Une affaire Crédit Lyonnais mondiale
Par Hervé Nathan. La manière dont les pouvoirs publics américains reprennent à leur charge les créances douteuses des fameux subprimes rappelle l'affaire du Crédit Lyonnais en France. Les profits sont toujours privés, mais les pertes deviennent parfois curieusement publiques.
Pour répondre à la crise financière gigantesque, le gouvernement américain s'apprête à créer un énorme fond de « défaisance ». Il s'agirait, selon les informations dont on dispose à l'heure actuelle, de permettre aux banques de se « défaire » des créances douteuses, à base de subprimes, qu'elles ne peuvent vendre sur le marché, auprès d'une structure publique. Ce dispositif rappellera quelque chose aux Français : c'est ce que le gouvernement d'Edouard Balladur a mis en place, en 1993, pour faire face à la faillite du Crédit lyonnais. La France avait créé le Consortium de réalisation (CDR), qui avait hérité des dettes et des actifs du Lyonnais (immobilier, filiales, siège, etc…).

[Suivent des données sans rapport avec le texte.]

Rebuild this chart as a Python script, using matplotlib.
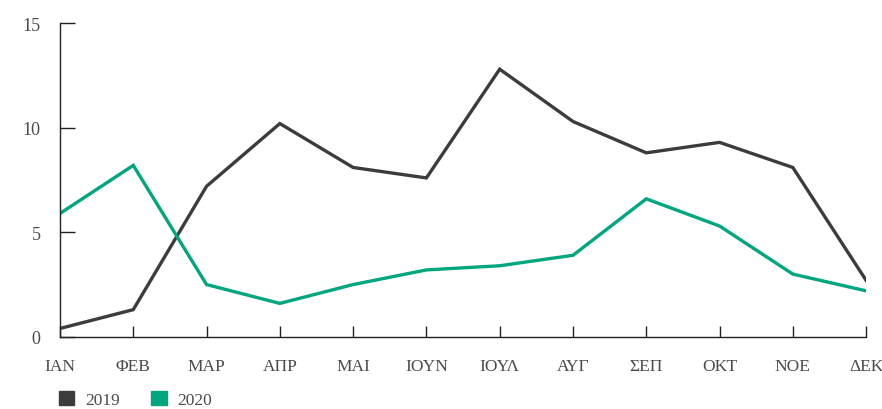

Une autre analogie est possible entre la mésaventure du Lyonnais et la crise des subprimes. Dans les deux cas, les politiques ont tout fait pour renforcer artificiellement la croissance. Dans les années 90, le gouvernement socialiste de Pierre Bérégovoy avait expressément demandé aux dirigeants du Crédit lyonnais de soutenir l'économie. Ils se sont exécuté en commentant d'innombrables et invraisemblables bévues. Avec les subprimes, l'administration Bush trouvait formidable que les marchés se chargent de permettre aux pauvres d'accéder à la propriété, ce qui évite de lever des impôts pour construire de HLM. Les illusions sont toujours dangereuses. Quatorze années plus tard, la facture finale (passif) pour le contribuable français est évaluée entre 1 et 1,6 milliard d'euros.
1.300 milliards de dollars
Pour les Etats-Unis, les enjeux sont monstrueux. On estime que les subprimes représentent 1300 milliards de dollars. Quant aux « swaps » (sortes de contrats assurances) entre banques, ils se monteraient à 2000 milliards de dollars. S'il s'agit de couvrir de telles masses, on comprend pourquoi le président Bush en s'adressant aux américains a prévenu : « Ces mesures réclament que nous engagions un montant considérable sur les dollars du contribuable (…) Cela comporte des risques. » George W. a le sens de la litote.
Ce n'est pas une première outre-Atlantique. Dans les années 80, une solution de ce type avait été mise en place pour sauver les caisses d'épargne de la faillite. De toute façon, le contribuable paye déjà. « Marianne » (numéro en vente samedi) a évalué les engagements pris par le gouvernement, sous forme de plans de relance ou de garantie des institutions financières : l'addition dépasse les 700 milliards de dollars. Et en deux jours (17 et 18 septembre), Washington a levé 140 milliards de dollars sous forme d'emprunts à court terme, pour renflouer la Réserve fédérale (banque centrale des Etats-Unis), qui elle-même prête de l'argent à tombeau ouvert aux banques commerciales.
L'espoir officiel de l'administration américaine, c'est qu'un jour, le retour à meilleur fortune permettra au contribuable de ne pas perdre d'argent. L'exemple du Crédit lyonnais pourrait le faire réfléchir ! En tous cas les « marchés », comme l'on dit, ont bien compris le message : comme le contribuable va se charger des pertes (on dit « socialiser »), les banques, elles, vont retrouver les profits. Vendredi, la Bourse de Paris a terminé en hausse de 9,27%. La plus forte hausse en vingt ans. Et les valeurs bancaires ont fait bien mieux, de l'ordre de + 20 à + 30%. Merci qui ? Merci Mister Bush.